Country Jukebox Jury LPs: Ashley Monroe and Ronnie Milsap

Ashley Monroe – Rosegold

The Pistol Annie produced this 31-minute LP along with Gena Johnson, who is a woman and has worked on records by Isbell and Prine. It comes out, as the records of Prine did and Isbell’s do, through Thirty Tigers, which means Ashley is not beholden to a major label, only to herself. She wrote a note on her social media page about how she is a vessel through which the Holy Spirit can shine.

Niko Moon was in the room for the Tarantinoesque first single Drive, which Ashley told Dan Wharton on Your Life is a Song was written on her birthday. In a Holler Country interview I found out that her grandpa’s cousin married June Carter; I also like Jof Owen’s take on Rosegold as ‘CHVRCHES playing the Grand Ole Opry’, which is especially clear on the syncopated guitar line of opening track Siren. Layers of Ashleys sing over a programmed shuffle that reminds me of Massive Attack’s Teardrop. It’s a long way from The Blade, an underrated masterpiece she made with Vince Gill. (She has a credit on the Travis Tritt album out next week too, so she’s still got one foot in country.)

Fans of Kacey Musgraves will enjoy the sonic textures and sweet melodies of Silk and the elegant waltz See. ‘Wake up, wake up!’ is the opening line of Flying, which opens Side B. It was written with another underrated member of the songwriting community, Nicolle Galyon. The New Me closes the album and was written with Brett James, the man who discovered Ashley and to whom she is indebted for so much.

Gold is driven by fingersnaps and a naked vocal singing about love and stuff, with the Midas touch, rock’n’roll record and California sunshine standing as similes for her beloved. I Mean It also includes some tender chords and, as with Gold and The New Me, Ashley could have stuck a pedal steel and fiddle on it, but the production choice makes it fit with Lana del Rey or Ariana Grande. Ditto Til It Breaks, which focuses on how a heart ‘doesn’t come together til it breaks’, which is 100% a country lyric and is crying out for a less bluesy arrangement, even though it is still the LP’s masterpiece in its current form. Just because there isn’t a mandolin, doesn’t mean you can’t call it country music.

In fact, as with all Artists with a capital A, Ashley Monroe is her own genre. This is an album to lean into, not away from, in music streaming parlance. Having seen her when she was last in the UK, I can’t wait to catch her again.

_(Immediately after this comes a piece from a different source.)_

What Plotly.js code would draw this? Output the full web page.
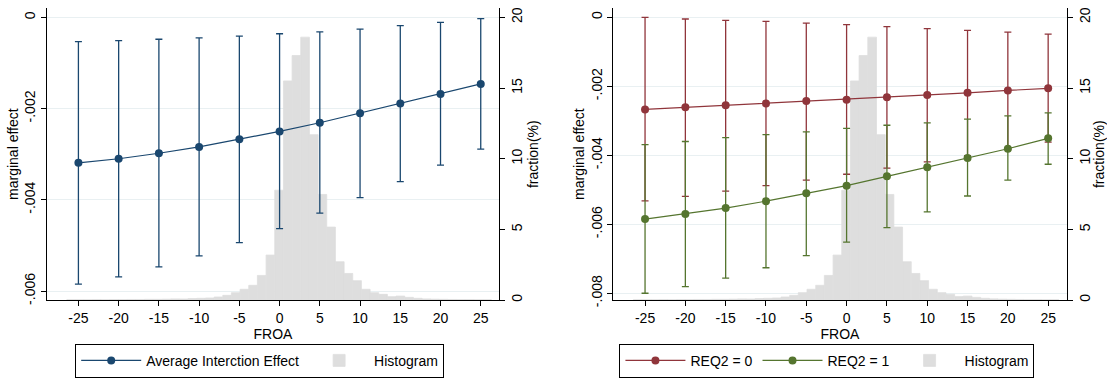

Ronnie Milsap – A Better Word For Love

Ronnie Milsap started having hits 50 years ago and is still very much kicking at 78 years old. His new album A Better Word for Love comes on Black River Records, which houses Kelsea Ballerini. It’s full of tracks that have never made any records and the title track sounds like an old Ronnie Milsap song, with the voice dominating over some very frothy acoustic guitars. It is a proper song, as is Now, full of strings upon pedal steel upon backing vocals upon glorious chord shifts to soundtrack some classic Nashville heartache.

The late Jim Weatherly co-wrote Wild Honey (‘sweet as sweet can be’) and closing track Too Bad For My Own Good, on which Ronnie is ‘losing sleep’ through lusting after a lady, ‘addicted to the thrill of your kiss’. There is a saxophone solo, to help us remember Ronnie’s superb run of hits between 1974 and 1991, 35 of which were number ones. I only know a few of them so I really need to brush up on my Ronnie. I suggest that Country2Country book him for the Legends slot.

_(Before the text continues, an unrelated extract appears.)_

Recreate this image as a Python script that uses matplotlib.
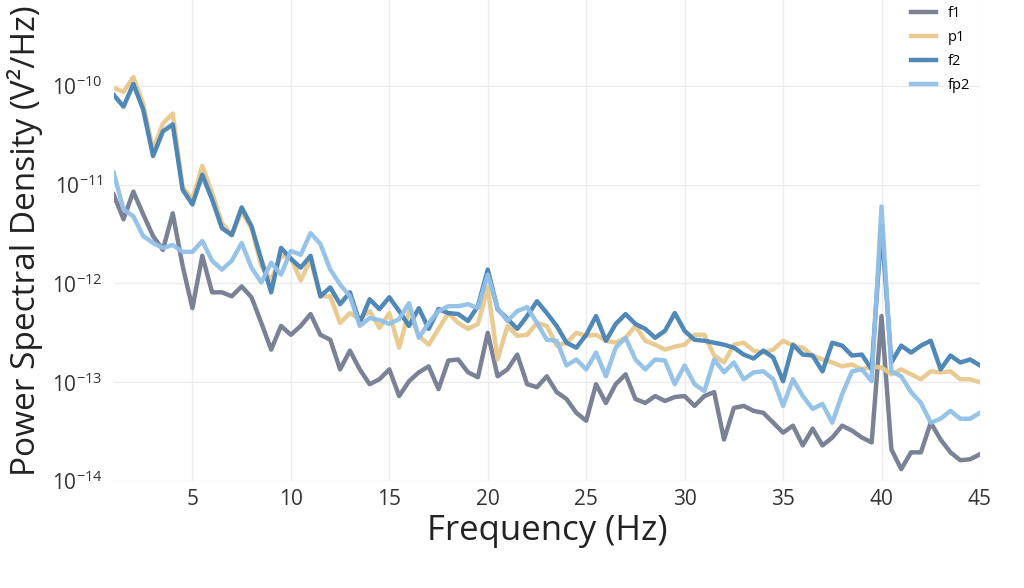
import matplotlib.pyplot as plt
import numpy as np

# frequency axis (0.5 Hz bins from 1 to 45 Hz)
freqs = np.arange(1, 45.01, 0.5)

# log10 of PSD (V^2/Hz)
f1_log = [-11.10, -11.35, -11.07, -11.30, -11.52, -11.66, -11.29, -11.82, -12.25, -11.72,
          -12.09, -12.09, -12.13, -12.03, -12.14, -12.40, -12.67, -12.43, -12.52, -12.43,
          -12.31, -12.52, -12.57, -12.87, -12.68, -12.87, -13.02, -12.97, -12.87, -13.14,
          -12.99, -12.90, -12.84, -13.07, -12.78, -12.77, -12.90, -12.95, -12.50, -12.94,
          -12.87, -12.72, -13.02, -13.05, -12.94, -13.10, -13.17, -13.31, -13.39, -13.02,
          -13.21, -13.02, -12.92, -13.17, -13.21, -13.14, -13.19, -13.15, -13.14, -13.24,
          -13.14, -13.10, -13.58, -13.26, -13.24, -13.29, -13.31, -13.41, -13.51, -13.44,
          -13.64, -13.47, -13.64, -13.56, -13.44, -13.49, -13.56, -13.61, -12.33, -13.68,
          -13.88, -13.71, -13.71, -13.41, -13.58, -13.71, -13.79, -13.78, -13.73]

p1_log = [-10.02, -10.06, -9.91, -10.18, -10.65, -10.38, -10.28, -11.02, -11.15, -10.81,
          -11.08, -11.39, -11.51, -11.27, -11.44, -11.82, -11.97, -11.72, -11.74, -11.97,
          -11.76, -12.13, -12.13, -12.40, -12.30, -12.36, -12.28, -12.45, -12.30, -12.65,
          -12.28, -12.53, -12.62, -12.46, -12.30, -12.40, -12.46, -12.41, -12.04, -12.77,
          -12.43, -12.53, -12.52, -12.40, -12.43, -12.63, -12.60, -12.50, -12.53, -12.52,
          -12.58, -12.60, -12.55, -12.43, -12.58, -12.62, -12.67, -12.64, -12.62, -12.52,
          -12.52, -12.73, -12.80, -12.62, -12.60, -12.68, -12.70, -12.67, -12.58, -12.63,
          -12.65, -12.73, -12.77, -12.80, -12.84, -12.82, -12.87, -12.84, -12.85, -12.92,
          -12.87, -12.92, -12.97, -12.89, -12.90, -12.89, -12.97, -12.97, -13.00]

f2_log = [-10.09, -10.21, -9.98, -10.24, -10.71, -10.46, -10.39, -11.05, -11.20, -10.90,
          -11.15, -11.44, -11.51, -11.23, -11.42, -11.76, -12.09, -11.64, -11.75, -11.84,
          -11.72, -12.13, -12.04, -12.21, -12.09, -12.40, -12.16, -12.26, -12.14, -12.28,
          -12.43, -12.25, -12.46, -12.26, -12.30, -12.31, -12.38, -12.23, -11.86, -12.26,
          -12.36, -12.46, -12.33, -12.18, -12.30, -12.43, -12.60, -12.65, -12.52, -12.33,
          -12.58, -12.41, -12.31, -12.41, -12.46, -12.55, -12.48, -12.30, -12.48, -12.57,
          -12.58, -12.60, -12.62, -12.65, -12.72, -12.76, -12.68, -12.75, -12.99, -12.62,
          -12.72, -12.73, -12.89, -12.60, -12.63, -12.73, -12.72, -12.87, -11.42, -12.80,
          -12.63, -12.70, -12.63, -12.58, -12.87, -12.73, -12.80, -12.77, -12.83]

fp2_log = [-10.88, -11.25, -11.32, -11.52, -11.59, -11.64, -11.61, -11.68, -11.68, -11.57,
           -11.77, -11.86, -11.77, -11.59, -11.84, -11.99, -11.79, -11.91, -11.67, -11.71,
           -11.49, -11.60, -11.86, -12.01, -12.13, -12.43, -12.35, -12.37, -12.41, -12.36,
           -12.20, -12.55, -12.40, -12.28, -12.23, -12.23, -12.21, -12.25, -11.91, -12.25,
           -12.38, -12.28, -12.24, -12.40, -12.57, -12.58, -12.83, -12.77, -12.87, -12.70,
           -12.94, -12.65, -12.55, -12.77, -12.87, -12.77, -12.78, -13.02, -12.83, -13.02,
           -13.09, -12.77, -12.90, -12.80, -12.97, -12.90, -12.89, -12.97, -13.24, -12.97,
           -13.14, -13.27, -13.22, -13.41, -13.12, -12.89, -12.87, -12.99, -11.22, -12.89,
           -12.94, -13.10, -13.21, -13.41, -13.37, -13.29, -13.37, -13.37, -13.31]

labels = ['f1', 'p1', 'f2', 'fp2']
colors = ['#747b91', '#e8c98c', '#4682b4', '#92c0e8']
series = [f1_log, p1_log, f2_log, fp2_log]

plt.rcParams['font.family'] = ['Open Sans', 'DejaVu Sans']

fig = plt.figure(figsize=(10.24, 5.88), dpi=100)
ax = fig.add_axes([0.111, 0.182, 0.846, 0.818])

for lab, col, vals in zip(labels, colors, series):
    ax.plot(freqs, 10 ** np.array(vals), color=col, linewidth=3.2, label=lab,
            alpha=0.95, solid_joinstyle='round')

ax.set_yscale('log')
ax.set_xlim(1, 45)
ax.set_ylim(1e-14, 10 ** -9.13)
ax.set_xticks([5, 10, 15, 20, 25, 30, 35, 40, 45])
ax.set_yticks([1e-14, 1e-13, 1e-12, 1e-11, 1e-10])
ax.set_yticklabels([r'$\mathregular{10^{-%d}}$' % e for e in [14, 13, 12, 11, 10]])
ax.minorticks_off()
ax.tick_params(axis='both', length=0, labelsize=15, colors='#333333')
ax.tick_params(axis='x', pad=6)
ax.tick_params(axis='y', pad=8)
ax.grid(True, color='#ececec', linewidth=1)
for s in ax.spines.values():
    s.set_visible(False)

ax.set_xlabel('Frequency (Hz)', fontsize=25, color='#222222', labelpad=3)
ax.set_ylabel('Power Spectral Density (V²/Hz)', fontsize=24, color='#222222', labelpad=6)

leg = ax.legend(loc='upper right', frameon=False, fontsize=10.5, handlelength=1.7,
                borderaxespad=0.0, bbox_to_anchor=(0.995, 1.0), labelspacing=0.62)

plt.savefig('out.png', dpi=100)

Scratch golfer Vince Gill helps him out on Big Bertha, a song about a ‘golf club [which] always sets me free’ written by Carl Perkins that is a fine honky-tonker which kicks off the set of ten tunes. Fireworks sounds like a Ringo Starr song, all about kisses and the 4th of July set to a massive drum beat and a horn riff, with a bonus fat solo in the middle of it.

The harmonies on Almost Mine are divine, matching the antiphonal piano lines in the song that answer his vocals. Both Fool and This Side of Heaven (‘Dreams can come true’) are classic songs, as is the live version of Civil War: ‘The state of our union is one of confusion.’ I don’t know why Ronnie isn’t spoken of in the same breath as Leon Russell or Elton John but I suspect it’s something to do with country musicians sticking to country audiences.

I hope this album takes Ronnie, as far as a 78-year-old can go, into mainstream consciousness, perhaps to Greenwich next March.